The core “canonical” Hippo pathway is composed of a cascade of kinases, MST1 and 2 being upstream of and activating Lats1 and 2 9-12. Lats kinase, upon activation, phosphorylate the transcriptional co-activators TAZ and YAP which leads to their retention in the cytoplasm. Once Lats are inactivated, the hypophosphorylated Yap/Taz translocate to the nucleus, associate with the Tead family of DNA binding proteins (Tead1 to 4) and activate the transcription of a set of target genes 13-14.

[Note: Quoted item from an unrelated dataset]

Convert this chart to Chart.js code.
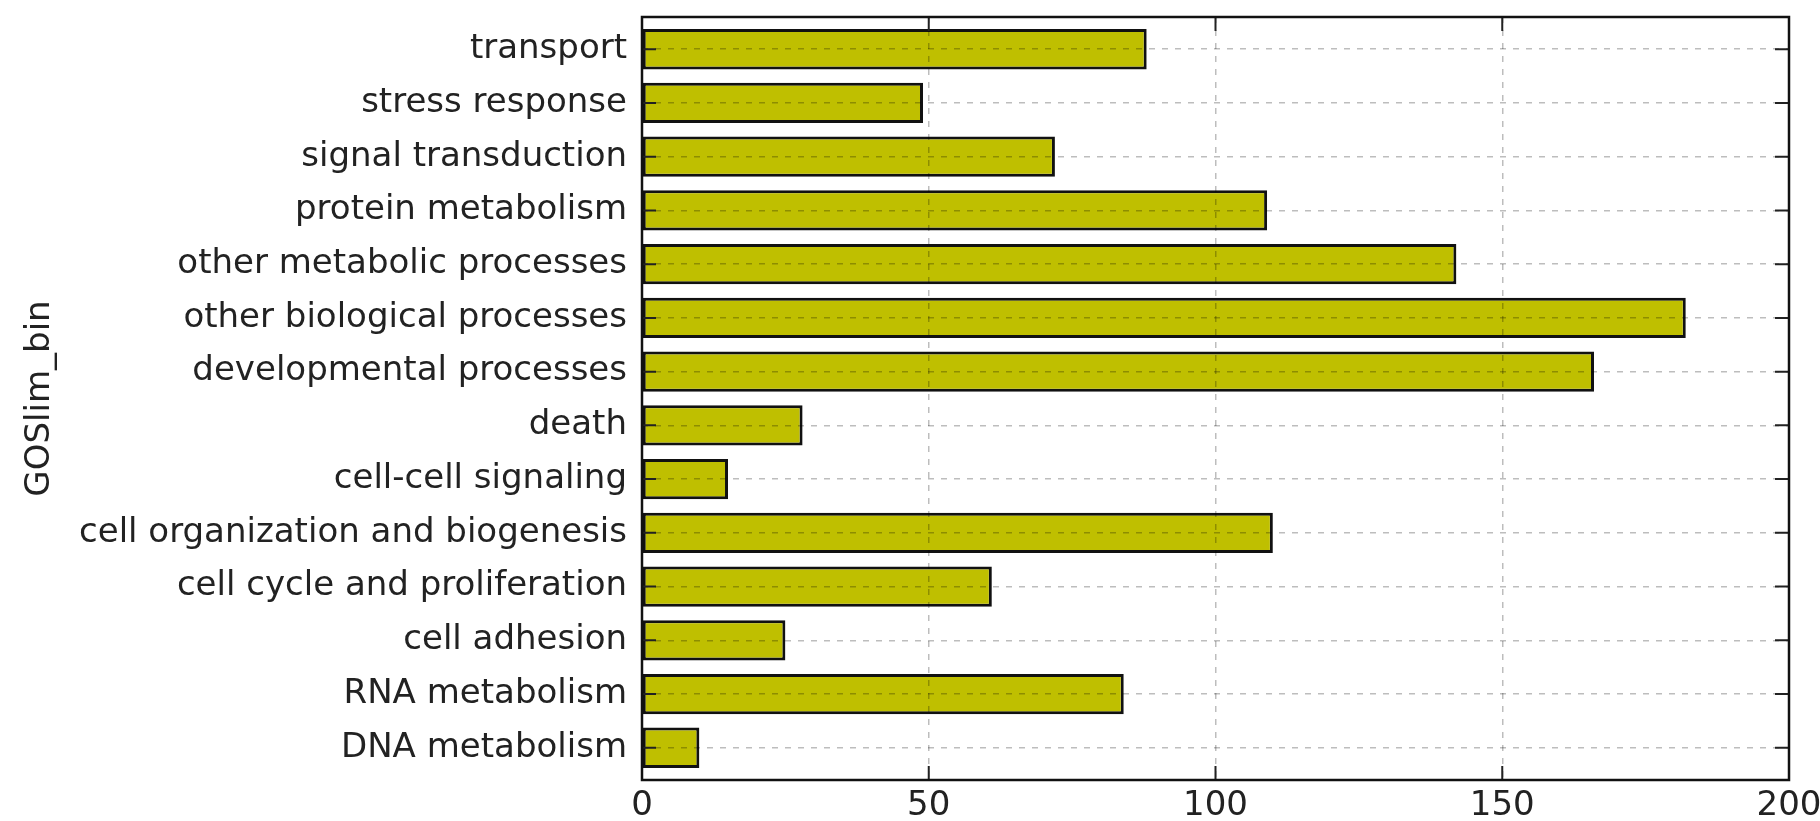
<!DOCTYPE html>
<html>
<head>
<meta charset="utf-8">
<title>GOSlim_bin</title>
<script src="https://cdn.jsdelivr.net/npm/chart.js@4.4.1/dist/chart.umd.min.js"></script>
<style>
  html, body { margin: 0; padding: 0; background: #fff; }
  #wrap { width: 1820px; height: 821px; }
</style>
</head>
<body>
<div id="wrap"><canvas id="go-chart"></canvas></div>
<script>
// GOSlim bins, listed bottom to top like the original barh
const categories = [
  'DNA metabolism', 'RNA metabolism', 'cell adhesion', 'cell cycle and proliferation',
  'cell organization and biogenesis', 'cell-cell signaling', 'death', 'developmental processes',
  'other biological processes', 'other metabolic processes', 'protein metabolism',
  'signal transduction', 'stress response', 'transport',
];
const counts = [10, 84, 25, 61, 110, 15, 28, 166, 182, 142, 109, 72, 49, 88];
const xTicks = [0, 50, 100, 150, 200];

Chart.defaults.font.family = '"DejaVu Sans", sans-serif';
Chart.defaults.font.size = 34;
Chart.defaults.color = '#222';

// matplotlib-style box + inward ticks on all four sides
const frameAndTicks = {
  id: 'frameAndTicks',
  afterDraw(chart) {
    const { ctx, chartArea: a, scales } = chart;
    ctx.save();
    ctx.strokeStyle = '#222';
    ctx.lineWidth = 2;
    ctx.beginPath();
    scales.x.ticks.forEach((t) => {
      const px = scales.x.getPixelForValue(t.value);
      ctx.moveTo(px, a.bottom); ctx.lineTo(px, a.bottom - 14);
      ctx.moveTo(px, a.top); ctx.lineTo(px, a.top + 14);
    });
    scales.y.ticks.forEach((t) => {
      const py = scales.y.getPixelForValue(t.value);
      ctx.moveTo(a.left, py); ctx.lineTo(a.left + 14, py);
      ctx.moveTo(a.right, py); ctx.lineTo(a.right - 14, py);
    });
    ctx.stroke();
    ctx.strokeStyle = '#111';
    ctx.lineWidth = 2.5;
    ctx.strokeRect(a.left, a.top, a.right - a.left, a.bottom - a.top);
    ctx.restore();
  },
};

// grid goes on top of the bars (z > 0), like matplotlib classic
const gridStyle = { color: 'rgba(0,0,0,0.26)', lineWidth: 1.5, drawTicks: false, z: 1 };
const dashStyle = { display: false, dash: [6, 7] };

new Chart(document.getElementById('go-chart'), {
  type: 'bar',
  data: {
    datasets: [{
      data: counts.map((v, i) => ({ x: v, y: i })),
      backgroundColor: '#bfbf00',
      borderColor: '#111',
      borderWidth: 3,
      borderSkipped: false,
      barPercentage: 0.75,
      categoryPercentage: 1,
    }],
  },
  options: {
    indexAxis: 'y',
    responsive: true,
    maintainAspectRatio: false,
    animation: false,
    layout: { padding: { top: 17, right: 31, left: 0, bottom: 0 } },
    plugins: {
      legend: { display: false },
      tooltip: { enabled: false },
    },
    scales: {
      x: {
        type: 'linear',
        position: 'bottom',
        min: 0,
        max: 200,
        grid: gridStyle,
        border: dashStyle,
        ticks: { padding: 6, autoSkip: false },
        afterBuildTicks: (axis) => { axis.ticks = xTicks.map((v) => ({ value: v })); },
        afterFit: (axis) => {
          axis.height = 41;
          axis.paddingLeft = 0;
          axis.paddingRight = 0;
        },
      },
      y: {
        type: 'linear',
        position: 'left',
        min: -0.6,
        max: 13.6,
        offset: false,
        grid: { ...gridStyle, offset: false },
        border: dashStyle,
        title: {
          display: true,
          text: 'GOSlim_bin',
          font: { size: 34 },
          padding: { top: 20, bottom: 0 },
        },
        ticks: {
          padding: 15,
          autoSkip: false,
          callback: (v) => categories[v] ?? '',
        },
        afterBuildTicks: (axis) => { axis.ticks = categories.map((c, i) => ({ value: i })); },
        afterFit: (axis) => {
          axis.width = 642;
          axis.paddingTop = 0;
          axis.paddingBottom = 0;
        },
      },
    },
  },
  plugins: [frameAndTicks],
});
</script>
</body>
</html>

These genes are often linked to promotion of proliferation and inhibition of apoptosis. Several regulators of the pathway have been identified over the years, such as SAV1, MOB1A and MOB1B, FRMD6, the angiomotins, RASSF1, NF2/merlin etc., showing the regulation of Hippo activity to be complex. Indeed, inputs coming from cell surface receptors, adhesion molecules, actin cytoskeleton and metabolic cues were shown to modulate the activity of the pathway 15 for review. This results in a regulation of Hippo activity that is largely tissue-specific. For example, YAP is expressed in many tissues like the liver, intestine 16, heart 17, and pancreas 18, but Yap activity is not always linked to increased proliferation.

The role of the Hippo pathway in cancer is a rapidly growing field. Mutations of specific components of this signalling network have been identified in various cancers. NF2 is inactivated in a rare condition called neurofibromatosis type 2, Lats mutations have been reported in mesothelioma, RASSF1 mutations in lung cancer for example 19-20 for review. Their study holds the promise to identify new therapeutic targets leading to the development of better treatments.